Bogotá Post: Tell us a little bit about yourself, where does your passion for musicals come from?
Pedro Cano: Well, my passion for musicals…let’s say musicals are an artistic discipline with many components. To produce a musical, artists have to sing, dance and act. In this case, because of my experience with films, what I love is to add action and special effects to musicals. For that reason, it is not only about singing, dancing and performing, but it is also about having the stamina to do all those action scenes. In my case, I’m not so much theatrical as I am cinematographic, so let’s say my style is more organic, in real time. It is as if the audience were watching a movie live.
It could be said that that’s my style in musicals, I aim to make the audience feel the play in the realest of ways, that’s why we work with surround sound with lots of interaction. It means the audience are part of the musical, sort of like other actors – members of the cast. Another reason why I’m passionate about musicals is because I love everything to be live: the voices, the choir, the music. That gives the show a more resounding energy so that the audience feels it in a more emotional way, and finally, I also love telling a story through music, not only through a good script.
BP: What’s one of the biggest challenges in the production of musicals? Why should Colombia give this type of show a chance?
PC: One of the biggest challenges in producing and directing musicals is obviously the ability to be able to bring big productions. What does this mean? Colombia is a country where the musical scene is still new, and people are not still used to going to this type of show – even though people often opt more for this type of theatrical show since they are often more fun and more dynamic than a regular plays.
Risks? Well, we are probably one of the few companies in the country producing shows this big, shows costing millions of pesos. Of course there is a lot at stake since it is the impresarios who take a risk when bringing these types of projects to audiences who are not still used to going to musicals. But we are changing people’s mindsets more and more, and people are going to the theatre more and more. It is our company’s desire to foster the theatre culture in this country and to make them believe there can really be shows of this kind in Colombia.
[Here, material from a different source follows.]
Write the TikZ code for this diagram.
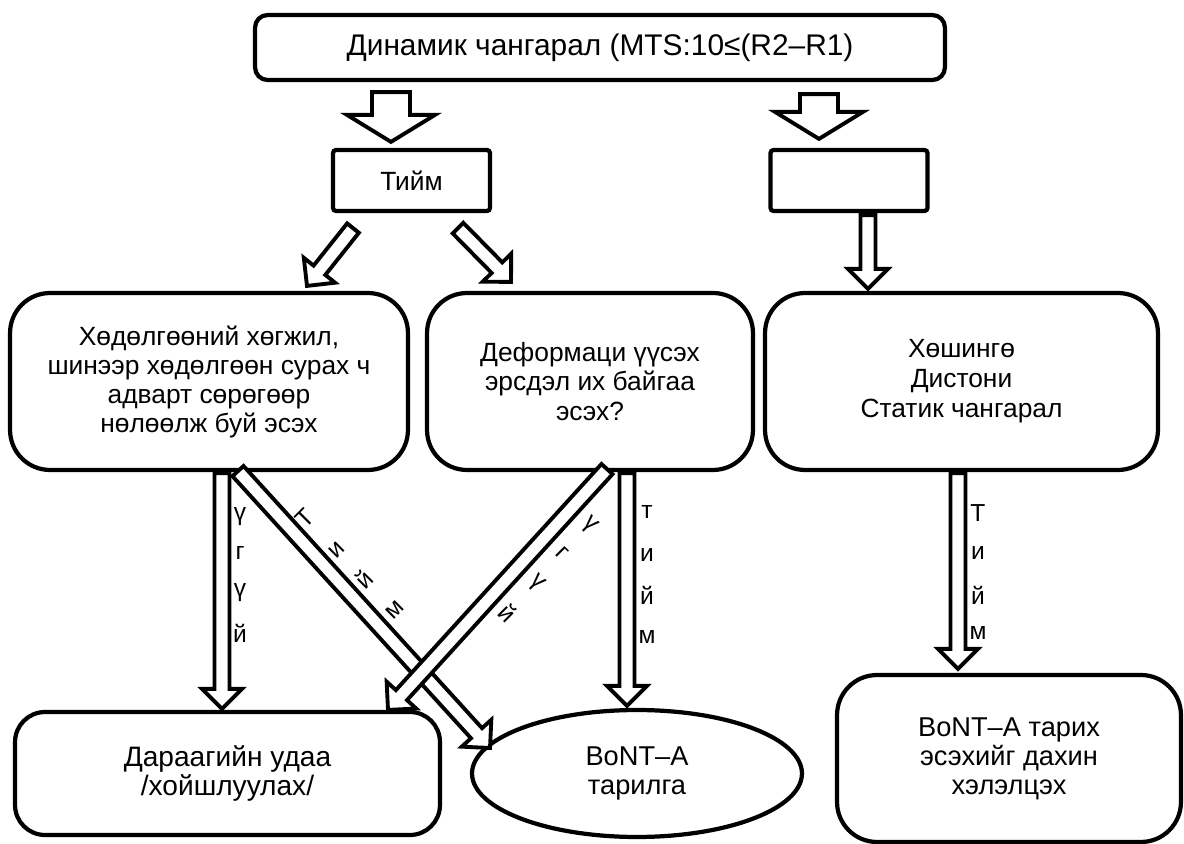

Why should Colombia give these shows a chance? Because they are internationally renowned shows so it is chévere that they reach other countries and that Colombia reinvents itself. Colombia should not be envious of any other country in the world, I am truly glad to see that there are more and more professionals and talent. Colombia is producing amazing plays.
BP: We know you have produced other musicals in Colombia. How is Peter Pan different from these previous productions?
PC: Well, this is a classic story, a story everybody knows, the story of the kid who did not want to grow up. It’s a story with lots of magic, special effects, flights and incredible songs that take the audience to Neverland. It makes them feel like kids again for two hours! This is a technically complex production with lots of artists on stage, as well as live music. It makes it an ambitious production. It is also a very emotional one which gives a message to all of those who come see us: In this world which lately is a little insane, people leave with some kindness in their hearts. I think Peter Pan does that, it transmits the message that it is important to do good.
You can’t miss it; it has great voices, incredible actors, a great cast, who are the heart of Peter Pan. You cannot miss it if you want to be kids again for a little while, and to forget about this chaotic world for another little while.